Organize scenarios into these categories:
1. Core happy paths (AC-satisfying positive flows)
2. Alternate positive paths (valid but non-primary flows)
3. Negative paths (invalid input, unauthorized access, missing data)
4. Edge cases (boundary values, timing, concurrency, empty states)
5. Error handling and recovery

List each scenario you identify. If the AC is ambiguous on any point, note the ambiguity after the affected scenario.

Handling Multi-Screen Flows

For user stories that span multiple screens or steps (e.g., a checkout flow or an onboarding wizard), add a flow decomposition step:

Prompt:

First, map the end-to-end user flow for this feature as a numbered step list, identifying each screen or state transition. Then, for each step in the flow, generate test scenarios covering: successful progression, blocked progression (what prevents moving forward), and recovery (what happens if a user navigates back or the session expires).

Feature description:
[PASTE FEATURE DESCRIPTION AND ACCEPTANCE CRITERIA]

Extraction from Technical Specs (Not User Stories)

Engineering specs and API contracts are a different format — they're more precise but less behavior-oriented. When extracting from specs, you need to redirect the AI toward user-observable behaviors:

Prompt:

I have a technical specification for [feature name]. Extract testable scenarios from a QA perspective — focusing on observable behaviors, not implementation details. Ignore internal implementation notes unless they imply a testable behavior difference.

Technical Spec:
[PASTE SPEC]

For each scenario, identify:
- The observable behavior being tested
- The trigger (user action or system event)
- The expected observable outcome (UI change, data change, API response)
- Any data or state precondition required

Dealing with Sparse or Poorly Written User Stories

In most teams, some stories are well-written and some are three lines of vague requirements. For sparse stories, add an explicit enrichment step before extraction:

Prompt:

This user story is sparse. Before extracting test scenarios, first infer and write out the implied acceptance criteria based on standard UX patterns, then generate test scenarios from your inferred AC.

User Story:
[PASTE SPARSE STORY]

Step 1: Infer and list the implied acceptance criteria (mark each as [Inferred]).
Step 2: Generate test scenarios from the full AC list.
Step 3: Flag which scenarios are based on inferred vs. explicit AC, so a QA reviewer can validate the assumptions.

This technique surfaces assumptions that need stakeholder sign-off, rather than letting them silently propagate into your test suite.

Learning Tip: Save your best extraction prompts as reusable templates in your team wiki or test management system. A well-tuned extraction prompt that works well for your product's domain (e.g., e-commerce, fintech, SaaS admin panels) is worth more than a generic one. After every extraction session, note one thing you'd change about your prompt — those incremental refinements compound quickly across a sprint.

How to Prompt AI to Generate Positive Paths, Negative Paths, and Edge Cases Together?

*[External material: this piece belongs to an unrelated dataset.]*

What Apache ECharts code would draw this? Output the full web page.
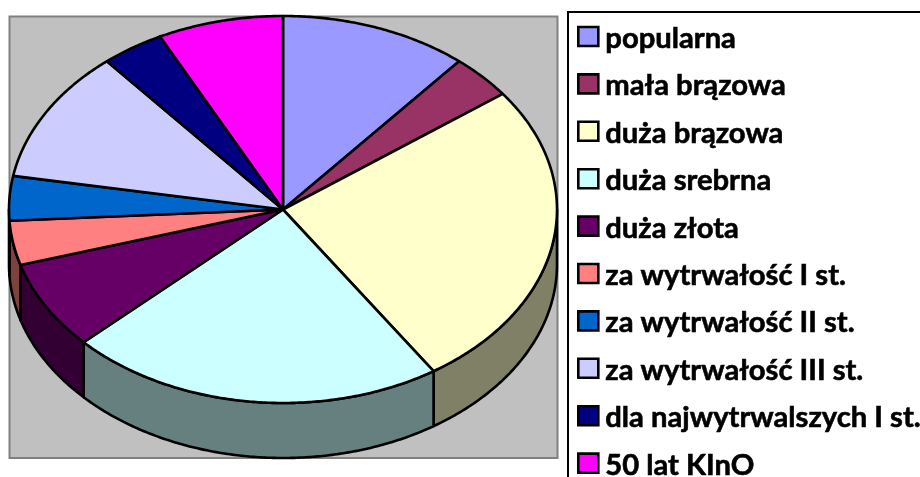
<!DOCTYPE html>
<html>
<head>
<meta charset="utf-8">
<style>html,body{margin:0;padding:0;background:#fff;overflow:hidden}#c{width:920px;height:477px}</style>
<script src="https://cdn.jsdelivr.net/npm/echarts@6/dist/echarts.min.js"></script>
</head>
<body>
<div id="c"></div>
<script>
const categories = ['popularna','mała brązowa','duża brązowa','duża srebrna','duża złota','za wytrwałość I st.','za wytrwałość II st.','za wytrwałość III st.','dla najwytrwalszych I st.','50 lat KInO'];
const values = [3,1,7,6,2,1,1,3,1,2];
const colors = ['#9999FF','#993366','#FFFFCC','#CCFFFF','#660066','#FF8080','#0066CC','#CCCCFF','#000080','#FF00FF'];
const wallColors = ['#4D4D80','#4D1A33','#808066','#668080','#330033','#804040','#003366','#666680','#000040','#800080'];

const CX = 283, CY = 209.5, RX = 274, RY = 193.5, DEPTH = 55;
const total = values.reduce((a, b) => a + b, 0);
const rim = (deg, dy) => {
  const t = deg * Math.PI / 180;
  return [CX + RX * Math.sin(t), CY - RY * Math.cos(t) + dy];
};
const arc = (a0, a1, dy) => {
  const n = Math.max(2, Math.ceil((a1 - a0) * 2));
  const pts = [];
  for (let k = 0; k <= n; k++) pts.push(rim(a0 + (a1 - a0) * k / n, dy));
  return pts;
};

function makeSeries(i) {
  const before = values.slice(0, i).reduce((a, b) => a + b, 0);
  return {
    type: 'custom',
    name: categories[i],
    coordinateSystem: 'none',
    silent: true,
    animation: false,
    itemStyle: { color: colors[i] },
    data: [[values[i]]],
    renderItem: function (params, api) {
      const a0 = before / total * 360;
      const a1 = a0 + api.value(0) / total * 360;
      const children = [];
      const w0 = Math.max(a0, 90), w1 = Math.min(a1, 270);
      if (w1 > w0) {
        const top = arc(w0, w1, 0);
        const bottom = arc(w0, w1, DEPTH).reverse();
        children.push({
          type: 'polygon',
          shape: { points: top.concat(bottom) },
          style: { fill: wallColors[i], stroke: '#000', lineWidth: 2.6, lineJoin: 'round' }
        });
      }
      children.push({
        type: 'polygon',
        shape: { points: [[CX, CY]].concat(arc(a0, a1, 0)) },
        style: { fill: colors[i], stroke: '#000', lineWidth: 2.6, lineJoin: 'round' }
      });
      return { type: 'group', children: children };
    }
  };
}

const chart = echarts.init(document.getElementById('c'), null, { renderer: 'canvas', width: 920, height: 477 });
chart.setOption({
  animation: false,
  backgroundColor: '#fff',
  graphic: [{
    type: 'rect',
    z: -10,
    silent: true,
    shape: { x: 9.5, y: 16.5, width: 548, height: 441.5 },
    style: { fill: '#C0C0C0', stroke: '#808080', lineWidth: 2 }
  }],
  legend: {
    data: categories,
    orient: 'vertical',
    left: 568,
    top: 12,
    height: 560,
    width: 420,
    icon: 'rect',
    itemWidth: 20,
    itemHeight: 19,
    itemGap: 14.1,
    selectedMode: false,
    padding: [8, 60, 20, 9],
    backgroundColor: '#fff',
    borderColor: '#000',
    borderWidth: 2,
    borderRadius: 0,
    itemStyle: { borderColor: '#000', borderWidth: 2.6 },
    formatter: name => '{s|\u200b}{t|' + name + '}',
    textStyle: {
      color: '#000',
      padding: [0, 0, 0, 2],
      rich: {
        s: { fontSize: 1, lineHeight: 33, height: 33, width: 0, verticalAlign: 'middle' },
        t: { fontFamily: 'Lato', fontWeight: 'bold', fontSize: 29.2, color: '#000', lineHeight: 29, verticalAlign: 'bottom', textBorderColor: '#000', textBorderWidth: 0.6 }
      }
    }
  },
  series: categories.map((c, i) => makeSeries(i))
});
</script>
</body>
</html>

Most QA engineers who use AI for test generation make the same mistake: they ask for "test cases" and get a list of happy-path scenarios with one or two negatives tacked on at the end. The fix is to explicitly structure your prompt to demand all three categories in proportion, and to give the AI enough context to reason about what the negative and edge cases actually are for this specific feature.

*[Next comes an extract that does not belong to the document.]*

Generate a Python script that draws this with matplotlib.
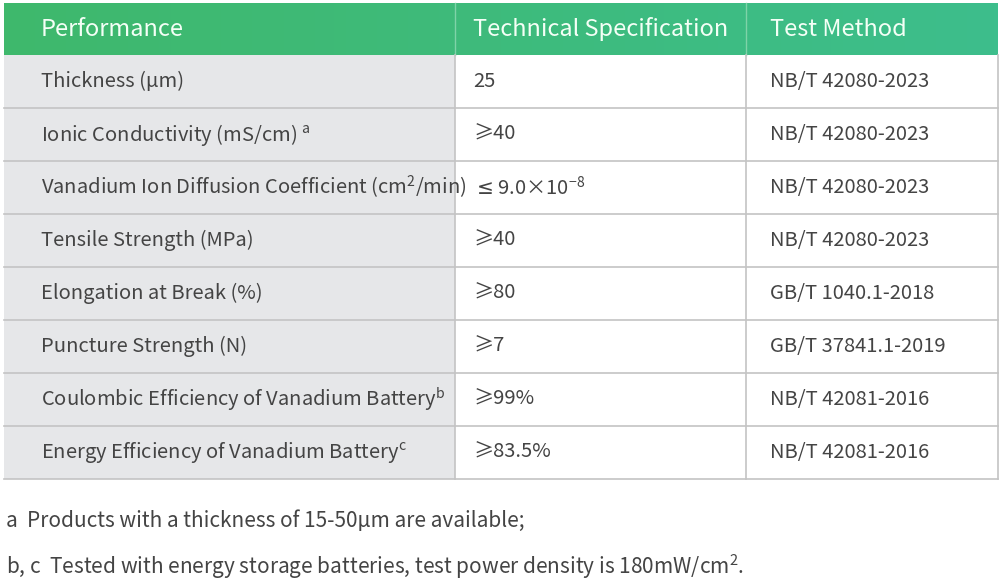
import matplotlib
matplotlib.use("Agg")
import matplotlib.pyplot as plt
from matplotlib.patches import Rectangle
from matplotlib.colors import LinearSegmentedColormap
import numpy as np

headers = ["Performance", "Technical Specification", "Test Method"]
performance = ["Thickness (µm)", "Ionic Conductivity (mS/cm) $^{\\mathregular{a}}$",
               "Vanadium Ion Diffusion Coefficient (cm$^{\\mathregular{2}}$/min)",
               "Tensile Strength (MPa)", "Elongation at Break (%)", "Puncture Strength (N)",
               "Coulombic Efficiency of Vanadium Battery$^{\\mathregular{b}}$",
               "Energy Efficiency of Vanadium Battery$^{\\mathregular{c}}$"]
spec = ["25", "≥40", "$\\leq$9.0×10$^{\\mathregular{-8}}$", "≥40", "≥80", "≥7", "≥99%", "≥83.5%"]
method = ["NB/T 42080-2023"] * 4 + ["GB/T 1040.1-2018", "GB/T 37841.1-2019",
                                    "NB/T 42081-2016", "NB/T 42081-2016"]
notes = ["a  Products with a thickness of 15-50µm are available;",
         "b, c  Tested with energy storage batteries, test power density is 180mW/cm$^{\\mathregular{2}}$."]

plt.rcParams['font.family'] = ['Noto Sans CJK SC', 'DejaVu Sans']
W, H = 1000, 586
fig = plt.figure(figsize=(10, 5.86), dpi=100)
ax = fig.add_axes([0, 0, 1, 1])
ax.set_xlim(0, W); ax.set_ylim(H, 0); ax.axis('off')

x0, x1, x2, x3 = 4, 455, 746, 998
hy0, hy1 = 3, 55
rh = 53
grad = np.linspace(0, 1, 256)[None, :]
cm = LinearSegmentedColormap.from_list("g", ["#3fb86c", "#3dbe8c"])
ax.imshow(grad, cmap=cm, extent=[x0, x3, hy1, hy0], aspect='auto', zorder=0)
for xb in [x1, x2]:
    ax.plot([xb, xb], [hy0, hy1], color="#7fd3a8", lw=1, zorder=2)
tx = [x0 + 37, x1 + 18, x2 + 24]
for t, x in zip(headers, tx):
    ax.text(x, (hy0 + hy1) / 2, t, color="#f4fff6", fontsize=17, va='center', ha='left')

for i in range(len(performance)):
    y = hy1 + i * rh
    ax.add_patch(Rectangle((x0, y), x1 - x0, rh, facecolor="#e6e7e9", edgecolor='none', zorder=1))
    ax.plot([x0, x3], [y + rh, y + rh], color="#c4c4c4", lw=1.2, zorder=2)
    yc = y + rh / 2
    ax.text(x0 + 37, yc, performance[i], color="#444444", fontsize=14.5, va='center')
    ax.text(x1 + 18, yc, spec[i], color="#444444", fontsize=14.5, va='center')
    ax.text(x2 + 24, yc, method[i], color="#444444", fontsize=14.5, va='center')
for xb in [x1, x2, x3]:
    ax.plot([xb, xb], [hy1, hy1 + 8 * rh], color="#c4c4c4", lw=1.2, zorder=2)

ax.text(6, 521, notes[0], color="#444444", fontsize=15, va='center')
ax.text(6, 567, notes[1], color="#444444", fontsize=15, va='center')
fig.savefig("out.png", dpi=100)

The Coverage Matrix Approach

Define the coverage you want in the prompt, not just the feature. This shifts the AI from "generate some tests" to "fill this specific coverage matrix."

Prompt:

Generate a complete test case set for the following feature using the coverage matrix below.

Feature: [Feature name and description]
Acceptance Criteria: [AC]

Coverage Matrix — generate at least the specified number of cases per cell:

| Category          | Subcategory                  | Min cases |
|-------------------|------------------------------|-----------|
| Positive paths    | Primary happy path           | 1         |
| Positive paths    | Alternate valid inputs       | 3         |
| Positive paths    | Role/permission variations   | 2         |
| Negative paths    | Invalid input format         | 3         |
| Negative paths    | Missing required fields      | 3         |
| Negative paths    | Unauthorized access          | 2         |
| Negative paths    | Precondition not met         | 2         |
| Edge cases        | Boundary values              | 4         |
| Edge cases        | Empty/null states            | 2         |
| Edge cases        | Concurrent operations        | 1         |
| Edge cases        | System/network failure       | 2         |

Output each test case with: ID, title, preconditions, steps, expected result, category tag.

Negative Path Generation in Depth

Negative paths are the most commonly under-generated category. To force thorough negative coverage, use a dedicated negative-path prompt on top of the base extraction:

Prompt:

For the following feature, focus exclusively on negative test paths. Think adversarially: how would a user (accidentally or intentionally) break this feature?

Feature: [Feature description with AC]

Generate negative test cases for each of these attack vectors:
1. Invalid data types (string where number expected, etc.)
2. Out-of-range values (too large, too small, zero, negative)
3. Missing required inputs (each required field removed one at a time)
4. Malformed input (SQL injection patterns, script tags, special characters, emoji, Unicode)
5. Wrong sequence (actions performed out of expected order)
6. Expired or invalid session states
7. Permission violations (lower-privilege user attempts privileged action)
8. Concurrent conflicting operations

For each test case, note: the specific invalid condition, the expected validation or error behavior, and whether this is a client-side, server-side, or both validation point.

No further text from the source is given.